Instructions for the task: Copy exactly the lines from the one containing "What seaborn and" through the one containing "import seaborn as sns", both included, and nothing else.

Recorded information:
▽
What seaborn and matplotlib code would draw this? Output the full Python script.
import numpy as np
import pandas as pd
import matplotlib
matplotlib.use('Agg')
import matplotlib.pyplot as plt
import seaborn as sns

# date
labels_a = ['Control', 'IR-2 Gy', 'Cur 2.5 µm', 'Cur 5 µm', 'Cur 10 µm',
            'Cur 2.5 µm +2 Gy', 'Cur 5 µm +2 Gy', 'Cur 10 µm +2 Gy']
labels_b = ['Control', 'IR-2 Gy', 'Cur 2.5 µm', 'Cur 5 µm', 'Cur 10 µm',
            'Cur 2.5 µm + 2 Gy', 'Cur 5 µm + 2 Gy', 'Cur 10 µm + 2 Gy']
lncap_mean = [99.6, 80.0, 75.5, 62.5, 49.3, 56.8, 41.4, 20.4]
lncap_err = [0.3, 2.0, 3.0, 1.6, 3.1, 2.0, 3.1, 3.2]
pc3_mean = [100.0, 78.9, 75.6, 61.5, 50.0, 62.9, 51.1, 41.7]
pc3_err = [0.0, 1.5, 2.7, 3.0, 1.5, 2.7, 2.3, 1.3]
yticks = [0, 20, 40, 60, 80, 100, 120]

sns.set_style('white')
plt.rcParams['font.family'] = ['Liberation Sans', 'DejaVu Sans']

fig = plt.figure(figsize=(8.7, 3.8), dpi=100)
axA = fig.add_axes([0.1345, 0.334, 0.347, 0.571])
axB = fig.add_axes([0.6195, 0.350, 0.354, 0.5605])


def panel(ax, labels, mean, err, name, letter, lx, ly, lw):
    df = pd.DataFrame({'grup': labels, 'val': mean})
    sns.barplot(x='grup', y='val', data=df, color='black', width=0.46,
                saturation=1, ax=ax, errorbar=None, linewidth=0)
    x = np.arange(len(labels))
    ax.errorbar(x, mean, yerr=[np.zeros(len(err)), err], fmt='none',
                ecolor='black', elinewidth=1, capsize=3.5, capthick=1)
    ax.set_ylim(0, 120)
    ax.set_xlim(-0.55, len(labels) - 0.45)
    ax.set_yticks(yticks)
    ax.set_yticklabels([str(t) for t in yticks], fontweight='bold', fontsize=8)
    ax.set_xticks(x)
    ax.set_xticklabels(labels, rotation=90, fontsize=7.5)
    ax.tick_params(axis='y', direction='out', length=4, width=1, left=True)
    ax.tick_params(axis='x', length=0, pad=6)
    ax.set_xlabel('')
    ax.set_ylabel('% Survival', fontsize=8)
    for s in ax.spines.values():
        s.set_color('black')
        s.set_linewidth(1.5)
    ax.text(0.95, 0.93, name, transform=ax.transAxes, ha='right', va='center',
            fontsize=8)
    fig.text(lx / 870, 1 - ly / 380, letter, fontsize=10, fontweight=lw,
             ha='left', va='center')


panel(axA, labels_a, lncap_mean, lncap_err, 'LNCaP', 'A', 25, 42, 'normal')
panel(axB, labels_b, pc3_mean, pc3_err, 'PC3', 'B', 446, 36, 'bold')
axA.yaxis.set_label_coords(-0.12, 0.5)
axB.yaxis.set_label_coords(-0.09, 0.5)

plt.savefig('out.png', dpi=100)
△
▽
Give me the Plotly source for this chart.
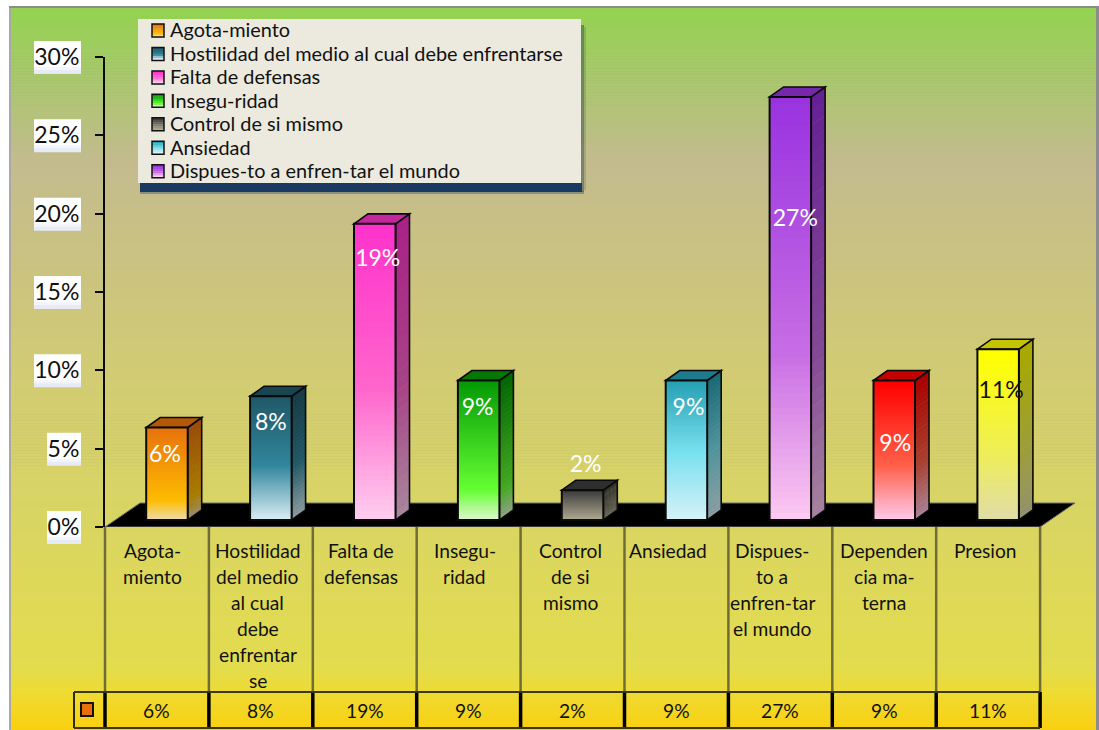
△
Exercise solution:
What seaborn and matplotlib code would draw this? Output the full Python script.
import numpy as np
import pandas as pd
import matplotlib
matplotlib.use('Agg')
import matplotlib.pyplot as plt
import seaborn as sns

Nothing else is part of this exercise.